Lors du camp d’été décolonial, il y a eu un atelier au sujet des alliances. Noir.e.s et Arabes subissent la domination du même système raciste qui a établi une hiérarchie en fonction de la couleur de la peau. Nous devons lutter ensemble contre ce système. Mais cette alliance n’est possible que si les Arabes reconnaissent à leur tour la domination qu’ils ont sur les Noir.e.s. Un allié non conscient de ses privilèges ne peut être un bon allié. Tout comme des Blanc.he.s peuvent nier les privilèges que le système est susceptible de leur apporter, il y a des Arabes qui nient également la négrophobie chez les Arabes, et ce n’est pas acceptable. Or, on s’en fiche de la « fragilité arabe », cela doit être reconnu, sinon l’alliance n’est pas possible !

Nous avons une lutte commune, mais c’est une difficulté que l’on rencontre souvent, et surtout dans les milieux musulmans où l’on nous cite souvent la figure de Bilal pour taire nos accusations de négrophobie chez les musulmans. (ndlr : Bilal est un esclave noir qui, après avoir été racheté et libéré par Abû Bakr, fut l’un des premiers compagnons du prophète de l’islam, Muhammad, l’un des plus aimés et le premier muezzin.)

Les gens disent que l’islam n’a pas de fondement raciste et invoquent Bilal pour en conclure que le milieu musulman n’est pas un milieu raciste… C’est faux ! C’est comme de dire que l’islam a honoré la femme alors que les hommes musulmans, sur le terrain, sont loin du compte. C’est l’islam que nous vivons qui nous importe ici, et non un islam théorique non appliqué. Pour mieux leur faire comprendre le décalage, je n’hésite pas à comparer la situation à celle de la France, qui prétend être le pays des droits de l’Homme (on résiste à dire humains), mais où la déclaration des droits humains n’est nullement appliquée.

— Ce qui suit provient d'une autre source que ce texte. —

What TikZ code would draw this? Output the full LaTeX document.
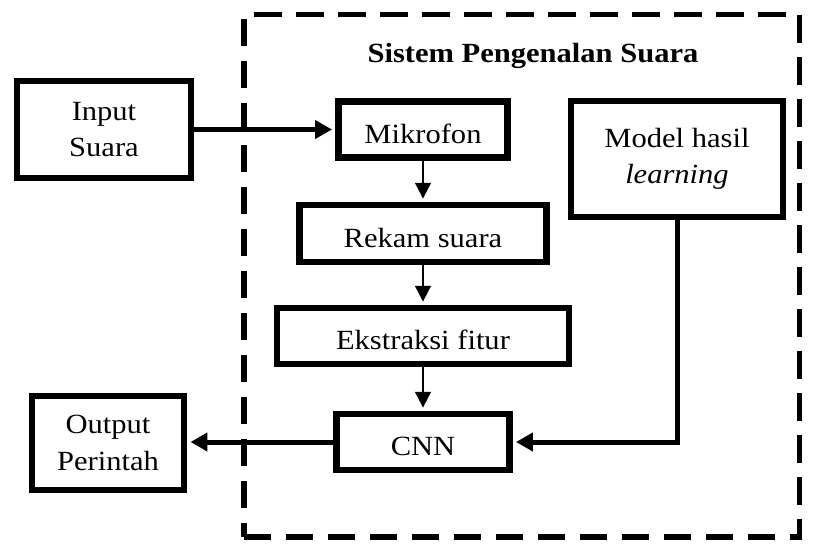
\documentclass[tikz,border=0pt]{standalone}
\usepackage{fontspec}
\setmainfont{Liberation Serif}[FakeStretch=1.1]
\usetikzlibrary{arrows.meta}

\begin{document}
\begin{tikzpicture}[font=\fontsize{15.8}{20.7}\selectfont]
% Definição de estilos
\tikzset{
  bloco/.style={rectangle, draw, line width=3.7pt, align=center, inner sep=0pt},
  etapa/.style={bloco, text height=15.9pt},
  sistema/.style={rectangle, draw, line width=3.4pt, dash pattern=on 15.4pt off 8.5pt},
  grossa/.style={line width=2.85pt, -{Triangle[length=9.7pt, width=10.2pt]}, shorten >=1.8pt},
  fina/.style={line width=1.1pt, -{Triangle[length=9pt, width=9pt]}, shorten >=1.8pt}
}

% Moldura
\useasboundingbox (0,0) rectangle (16.42,-11.08);

% Sistema de reconhecimento
\node[sistema, minimum width=11.11cm, minimum height=10.45cm] (sistema) at (10.435,-5.515) {};
\node[font=\fontsize{15.8}{20.7}\selectfont\bfseries] (titulo) at (10.66,-1.12) {Sistem Pengenalan Suara};

% Blocos
\node[bloco, minimum width=3.48cm, minimum height=1.94cm] (input) at (2.08,-2.59) {Input\\Suara};
\node[etapa, minimum width=3.38cm, minimum height=1.12cm] (mikrofon) at (8.46,-2.59) {Mikrofon};
\node[etapa, minimum width=4.94cm, minimum height=1.14cm] (rekam) at (8.46,-4.67) {Rekam suara};
\node[etapa, minimum width=5.84cm, minimum height=1.12cm] (ekstraksi) at (8.46,-6.72) {Ekstraksi fitur};
\node[etapa, minimum width=3.46cm, minimum height=1.12cm] (cnn) at (8.46,-8.84) {CNN};
\node[bloco, minimum width=4.24cm, minimum height=2.32cm] (model) at (13.54,-3.18) {Model hasil\\\textit{learning}};
\node[bloco, minimum width=3.04cm, minimum height=1.88cm] (output) at (2.16,-8.86) {Output\\Perintah};

% Setas
\draw[grossa] (input) -- (mikrofon);
\draw[fina] (mikrofon) -- (rekam);
\draw[fina] (rekam) -- (ekstraksi);
\draw[fina] (ekstraksi) -- (cnn);
\draw[grossa] (model.south) |- (cnn.east);
\draw[grossa] (cnn.west) -- (cnn.west -| output.east);

\end{tikzpicture}
\end{document}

Si j’avais un message à adresser à mes sœurs musulmanes et arabes, ce serait celui d’arrêter de nous brandir l’islam théorique pour refuser de reconnaître la violence que nous subissons, car il y a pire que la violence subie, c’est la violence niée. L’islam que l’on vit est celui qui m’importe ! Autrement, cela participe à la négation de la violence. Et il n’y a pas pire violence que la négation d’une violence.